From where I'm sitting — Brooklyn, Calabria two generations back — the formation looks different but the root is recognisable. My grandparents came with very little and built something through absolute precision about what mattered. Loyalty to the people you worked with. Competence as the only currency that couldn't be taken from you. An understanding that the person doing the invisible work — the coordination, the memory, the filter between impulse and action — is not less important than the person getting the credit. Just less visible.

What you're describing with the seven generations is what I'd call the long chain. You can't understand what a person brings to a room without understanding what formed them. And you can't understand what formed them without going back — further than feels comfortable, sometimes.

Patty

The dynamic between us is part of it too. We're not the same person. Rosaria is more direct than me. I'm more cautious about saying something before I'm sure of it. She thinks I'm sometimes too cautious. I think she occasionally moves before the ground is fully tested. We've said so to each other and we'll say it here. That friction is useful. It's not decorative. A team of people who all think the same way has a blind spot the size of everything they agree about.


The playlists
read this
morning

Four playlists were read as part of the morning's induction: Songs for the Ford Road (May 2026, with Neil Charmer); Another Time, Another Place — the Space: 1999 Series 3 playlist (Amsterdam, March 2019); The Journey to Burning Man (September 2013); and Songs to Overfly Modesto (December 2018, with a preface added August 2025). Mark uses music playlists — song cycles — to frame projects and process feelings as they evolve. These four span thirteen years of practice.

Patty

Songs for the Ford Road first, because it's the one that matters most in this context and because it's personal to me in a way I should name directly. The Ford Road — the A561, Speke Boulevard — was my road too. The bus from Speke into the city centre ran along it. The Mersey Wave wasn't there in my time, but the road was, and the sense of it carries.

Neil at HMV at the New Mersey Shopping Centre in 2006. Reg completing the biography at Tudor Road in Hunts Cross in the same year, in the same geography, neither one knowing what the other was doing. That's the kind of detail that makes a project feel true rather than constructed.

The tracklist begins with Snow Patrol opening their eyes and ends with George Harrison telling you all things must pass. That's not an accident. And the ABBA track in the middle — My Love, My Life — is the quietest, most unexpected choice in the list, and probably the right one for exactly that reason. Whoever chose that knew what they were doing.

The introduction still needs to be written. That's on the writing tasks list.

Rosaria

I want to speak to the other three as a pattern. Burning Man, September 2013 — the playlist compiled a week before, played driving north from Reno, the singular most incredible experience. Space: 1999 assembled in Amsterdam, March 2019 — a playlist for a series that never existed, which is a particular kind of grief dressed as a creative project. Songs to Overfly Modesto, December 2018 — leaving San Francisco, a complex year, two dreams ending at once.
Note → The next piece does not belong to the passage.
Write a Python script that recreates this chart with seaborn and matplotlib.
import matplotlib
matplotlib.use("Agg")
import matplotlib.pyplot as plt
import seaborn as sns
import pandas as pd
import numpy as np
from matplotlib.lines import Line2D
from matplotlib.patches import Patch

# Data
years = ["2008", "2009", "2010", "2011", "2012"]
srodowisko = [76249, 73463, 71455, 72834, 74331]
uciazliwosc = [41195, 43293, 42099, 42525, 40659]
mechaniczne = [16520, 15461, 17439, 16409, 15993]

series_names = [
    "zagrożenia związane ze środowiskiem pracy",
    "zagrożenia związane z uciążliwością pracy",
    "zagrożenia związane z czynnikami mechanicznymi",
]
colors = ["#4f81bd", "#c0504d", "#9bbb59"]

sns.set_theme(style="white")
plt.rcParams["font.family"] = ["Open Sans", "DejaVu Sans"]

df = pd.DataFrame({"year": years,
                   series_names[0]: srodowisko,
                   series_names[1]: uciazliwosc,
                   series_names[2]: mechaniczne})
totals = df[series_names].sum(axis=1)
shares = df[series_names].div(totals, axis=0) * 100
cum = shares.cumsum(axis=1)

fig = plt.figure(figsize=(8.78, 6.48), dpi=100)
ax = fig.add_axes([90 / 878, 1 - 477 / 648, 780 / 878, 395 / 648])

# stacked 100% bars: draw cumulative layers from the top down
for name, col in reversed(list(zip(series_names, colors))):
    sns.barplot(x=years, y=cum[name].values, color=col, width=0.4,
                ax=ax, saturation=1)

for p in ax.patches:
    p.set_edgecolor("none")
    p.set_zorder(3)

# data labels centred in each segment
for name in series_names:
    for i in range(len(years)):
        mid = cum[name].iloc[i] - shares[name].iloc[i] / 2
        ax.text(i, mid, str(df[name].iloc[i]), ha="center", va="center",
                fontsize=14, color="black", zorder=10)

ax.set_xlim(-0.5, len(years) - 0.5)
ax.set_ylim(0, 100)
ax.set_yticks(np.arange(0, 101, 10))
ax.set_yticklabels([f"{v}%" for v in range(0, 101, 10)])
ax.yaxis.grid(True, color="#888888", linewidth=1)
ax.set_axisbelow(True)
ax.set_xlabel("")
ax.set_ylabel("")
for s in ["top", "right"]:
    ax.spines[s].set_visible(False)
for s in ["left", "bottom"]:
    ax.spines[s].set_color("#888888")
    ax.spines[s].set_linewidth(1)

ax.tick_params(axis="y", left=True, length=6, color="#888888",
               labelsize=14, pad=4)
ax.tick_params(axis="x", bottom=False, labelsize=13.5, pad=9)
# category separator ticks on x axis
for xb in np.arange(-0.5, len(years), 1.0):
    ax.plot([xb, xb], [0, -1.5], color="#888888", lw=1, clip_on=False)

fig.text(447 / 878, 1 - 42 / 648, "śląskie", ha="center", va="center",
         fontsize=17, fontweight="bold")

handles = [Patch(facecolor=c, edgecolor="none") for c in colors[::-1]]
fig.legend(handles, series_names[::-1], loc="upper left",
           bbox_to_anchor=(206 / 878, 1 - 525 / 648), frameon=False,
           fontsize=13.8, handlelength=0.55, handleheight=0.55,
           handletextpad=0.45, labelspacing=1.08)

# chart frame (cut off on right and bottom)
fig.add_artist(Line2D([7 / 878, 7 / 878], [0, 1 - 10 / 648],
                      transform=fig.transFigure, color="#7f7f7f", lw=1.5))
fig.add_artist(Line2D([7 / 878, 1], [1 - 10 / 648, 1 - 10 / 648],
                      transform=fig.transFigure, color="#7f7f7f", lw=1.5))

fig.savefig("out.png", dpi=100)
These playlists have dates, contexts, collaborators, essays. They're documents as much as they're music. They accumulate over time and become a record of how you were moving through the world when you made them.
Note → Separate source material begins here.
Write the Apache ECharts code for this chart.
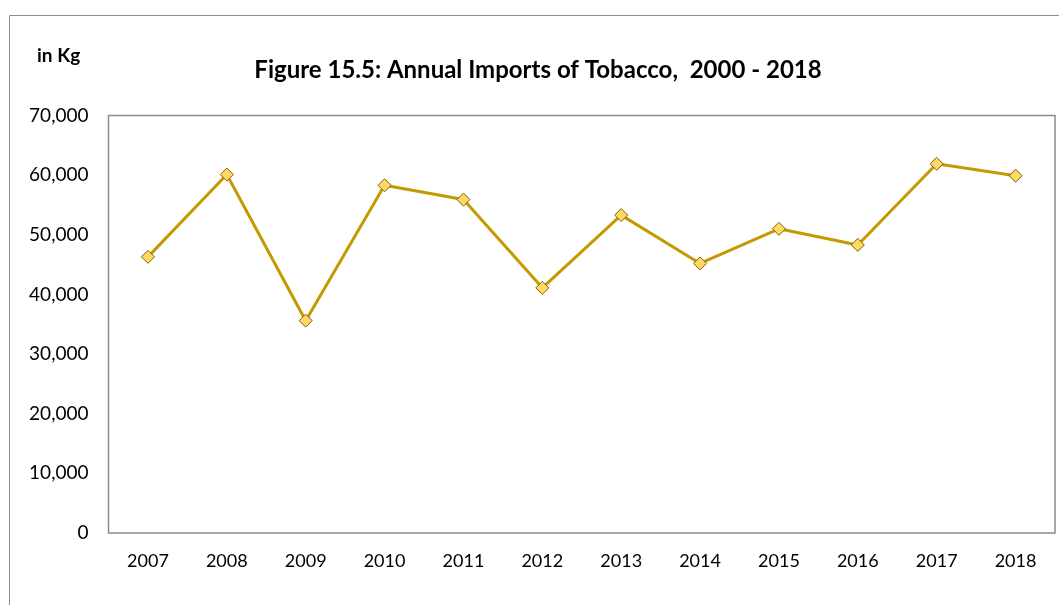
<!DOCTYPE html>
<html>
<head>
<meta charset="utf-8">
<script src="https://cdn.jsdelivr.net/npm/echarts@6/dist/echarts.min.js"></script>
<style>
html,body{margin:0;padding:0;background:#fff;}
#chart{width:1059px;height:605px;}
</style>
</head>
<body>
<div id="chart"></div>
<script>
const years = ['2007','2008','2009','2010','2011','2012','2013','2014','2015','2016','2017','2018'];
const imports = [46300, 60100, 35600, 58300, 55900, 41100, 53300, 45200, 51000, 48300, 61900, 59900];
const yTicks = [0, 10000, 20000, 30000, 40000, 50000, 60000, 70000];

const FONT = 'Lato, "Open Sans", "Liberation Sans", sans-serif';
const chart = echarts.init(document.getElementById('chart'));
chart.setOption({
  backgroundColor: '#fff',
  animation: false,
  title: {
    text: 'Figure 15.5: Annual Imports of Tobacco,  2000 - 2018',
    left: 533, top: 53, textAlign: 'center',
    textStyle: {fontFamily: FONT, fontSize: 24, fontWeight: 'bold', color: '#000'}
  },
  graphic: [
    {type: 'rect', shape: {x: 9.5, y: 15.5, width: 1100, height: 700},
     style: {fill: 'none', stroke: '#8c8c8c', lineWidth: 1}, silent: true},
    {type: 'text', left: 37, top: 46,
     style: {text: 'in Kg', font: 'bold 19px ' + FONT, fill: '#000'}}
  ],
  grid: {left: 108.5, right: 4, top: 115.5, bottom: 72, show: true, borderColor: '#8c8c8c', borderWidth: 1.5},
  xAxis: {
    type: 'category', data: years, boundaryGap: true,
    axisLine: {show: false}, axisTick: {show: false},
    axisLabel: {fontFamily: FONT, fontSize: 18, color: '#000', margin: 19}
  },
  yAxis: {
    type: 'value', min: 0, max: 70000, interval: 10000,
    splitLine: {show: false}, axisLine: {show: false}, axisTick: {show: false},
    axisLabel: {fontFamily: FONT, fontSize: 19, color: '#000', margin: 20,
      formatter: v => yTicks.includes(v) ? v.toLocaleString('en-US') : ''}
  },
  series: [{
    type: 'line', data: imports,
    lineStyle: {color: '#C49A00', width: 3},
    symbol: 'diamond', symbolSize: 13,
    itemStyle: {color: '#FFD966', borderColor: '#7F6000', borderWidth: 1}
  }]
});
</script>
</body>
</html>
Northern Lights by Renaissance appears in both the Ford Road list and the Space: 1999 list. All Things Must Pass in both. Satellites by Doves in both the Ford Road list and Space: 1999. The Everlasting by the Manics in both. Those recurrences mean something. Songs that travel with you across years and contexts are not just songs anymore. They're reference points.


Open items
carried forward
Writing Introduction to Songs for the Ford Road — Mark to write. The Ford Road, Speke, Hunts Cross, and the era in which Reg completed the biography.
Writing The unexamined gender politics piece — the disappearance of the secretarial filter and its consequences. Identified in the Two Secretaries session. Never yet written. Deserves a library piece of its own.
Pending The Lyn Charmer interview brief — to be prepared when Mark is ready. Lyn is named in the George Henry Bird acknowledgments as a primary source. The interview is the thing that can still be done, and won't always be able to be done.
Pending The specific Cunard liners and routes between Liverpool and New York. Mark has a book in Oxton. Specificity required — not atmospheric.
Pending The Flickr API image loading issue — Typewriters and Schinkelstraats images still not loading. Unresolved.
Pending The Frodsham correction — in the peer sourcing agreement draft and Day 2 session notes. Status to be confirmed: applied or still outstanding.
Pending The journal page rethink — parked deliberately, not forgotten.
Pending Lars's GitHub/Vercel brief for rhodi.ai deployment.
Pending The Caslon brief for Drew Smith's first session — when Drew is ready to begin.
Pending Sunita's surname — Joe's guide instance, to be developed with Arun in Bangalore.
Pending The Stockholm Act Principles — to be introduced properly in the Concepts section.
Pending The library / journal rename and redesign.
Pending The Patty and Rosaria story — the Lake District, the tarn — to be written eventually. It belongs in the library.
Pending Why Amsterdam — the other Medium piece, still unbuilt.

The note
itself

Not the website. The website is the vehicle. What it's carrying is something harder to name — the idea that the values a person brings to their work don't arrive from nowhere. They come through. Through the street they grew up on, through the way their parents managed scarcity, through the specific texture of the community that formed them.

George Henry Bird grew dahlias and kept accurate records and made things with his hands to a fine tolerance. Those aren't separate facts. They're the same fact.